The thing that both potato salad and Cow Clicker have in common is that they don't require investment. Once you get the joke, you've already gotten the value. Actually playing the game (or backing the campaign) is simply going along with the joke. Most projects do this in the reverse order. You invest time/money/emotions first, and may or may not get a return on that investment later. There's an inherent risk to those projects that simply isn't present in potato salad.

In the end though, fairness and equality are not the same thing, and we can't enforce one without constraining the other.


Tuesday, July 1, 2014

Let's Talk About Culture

Hey all! I spent the whole day working on job applications and didn't leave any for blogging, so this will be a short one. Also, wish me luck landing a job with Planetary Resources!

A few days ago on Facebook, I saw a comment along the lines of 'the GOP doesn't have culture'. I'm not gonna go into the politics of that statement, but it did get me thinking about something. I was originally going to do a full article on it, but I think a short PSA is enough to get it across.

All people, and all groups, have culture. And culture is not always a good thing.

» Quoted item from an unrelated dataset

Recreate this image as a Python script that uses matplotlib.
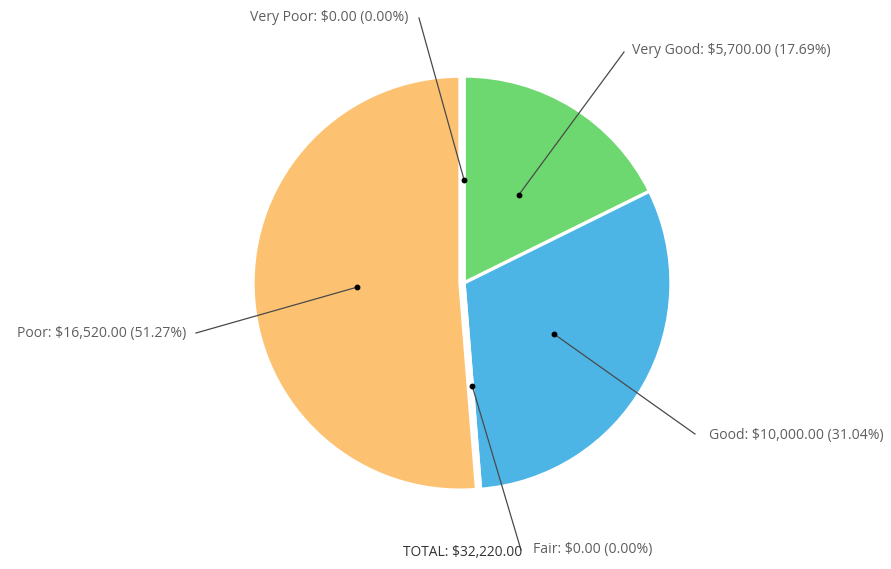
import numpy as np
import matplotlib
matplotlib.use("Agg")
import matplotlib.pyplot as plt

# Ratings and amounts, in drawing order (clockwise from 12 o'clock)
categories = ["Very Good", "Good", "Fair", "Poor", "Very Poor"]
amounts = [5700.00, 10000.00, 0.00, 16520.00, 0.00]
colors = ["#6dd86f", "#4db4e6", "#ffffff", "#fdc271", "#ffffff"]
# pull-out of each wedge, in pixels
explode = [0.0, 0.0, 0.0, 4.0, 0.0]

# Label anchor points (pixel coords, y from top) and alignment
label_pos = {
    "Very Good": ((632, 50), "left", (624, 52)),
    "Good": ((709, 436), "left", (695, 434)),
    "Fair": ((533, 550), "left", (521, 550)),
    "Poor": ((186, 334), "right", (196, 333)),
    "Very Poor": ((408, 17), "right", (419, 18)),
}

W, H = 891, 569
fig = plt.figure(figsize=(W / 100, H / 100), dpi=100)
ax = fig.add_axes([0, 0, 1, 1])
ax.set_xlim(0, W)
ax.set_ylim(0, H)
ax.axis("off")

cx, cy, R = 464, H - 283, 207
wedges, _ = ax.pie(
    amounts, startangle=90, counterclock=False, colors=colors,
    center=(cx, cy), radius=R, explode=explode,
    wedgeprops=dict(edgecolor="white", linewidth=2.4),
)
ax.set_xlim(0, W)
ax.set_ylim(0, H)
ax.set_aspect("equal")

total = sum(amounts)
font = ["Open Sans", "DejaVu Sans"]
start = 90.0
for name, val, w in zip(categories, amounts, wedges):
    sweep = 360.0 * val / total
    mid = np.deg2rad(start - sweep / 2)
    start -= sweep
    ccx, ccy = w.center
    px = ccx + 0.5 * R * np.cos(mid)
    py = ccy + 0.5 * R * np.sin(mid)
    (tx, ty), ha, (lx, ly) = label_pos[name]
    ax.plot([px, lx], [py, H - ly], color="#4a4a4a", lw=0.9, zorder=3)
    ax.plot(px, py, "o", color="black", ms=3.2, zorder=4)
    pct = 100.0 * val / total
    ax.text(tx, H - ty, f"{name}: ${val:,.2f} ({pct:.2f}%)", ha=ha, va="center",
            fontsize=10.1, color="#5e5e5e", family=font)

ax.text(522, H - 553, f"TOTAL: ${total:,.2f}", ha="right", va="center",
        fontsize=9.9, color="#333333", family=font)

fig.savefig("out.png", dpi=100)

Culture can, and does, lead to discrimination, inequality, and even human sacrifice. It also leads to many good things, but the tricky part is that, generally speaking, those immersed in a culture have a hard time separating out the good from the bad. This goes for American culture too and not just the GOP.

This is why Westernization is worrisome. It's not because the West doesn't have culture, or that it's culture is better or worse than any other. Letting any one culture dominate the world leaves us blind to the negative aspects of that culture. Without other views to challenge what's normal, we get mired down in the status quo.

While this is particularly threatening on a global scale, it can be harmful on smaller scales as well. I have more than a few things to say about the Queer community in particular. Someday, I might write an article focusing on just that, but for now I'm winding down.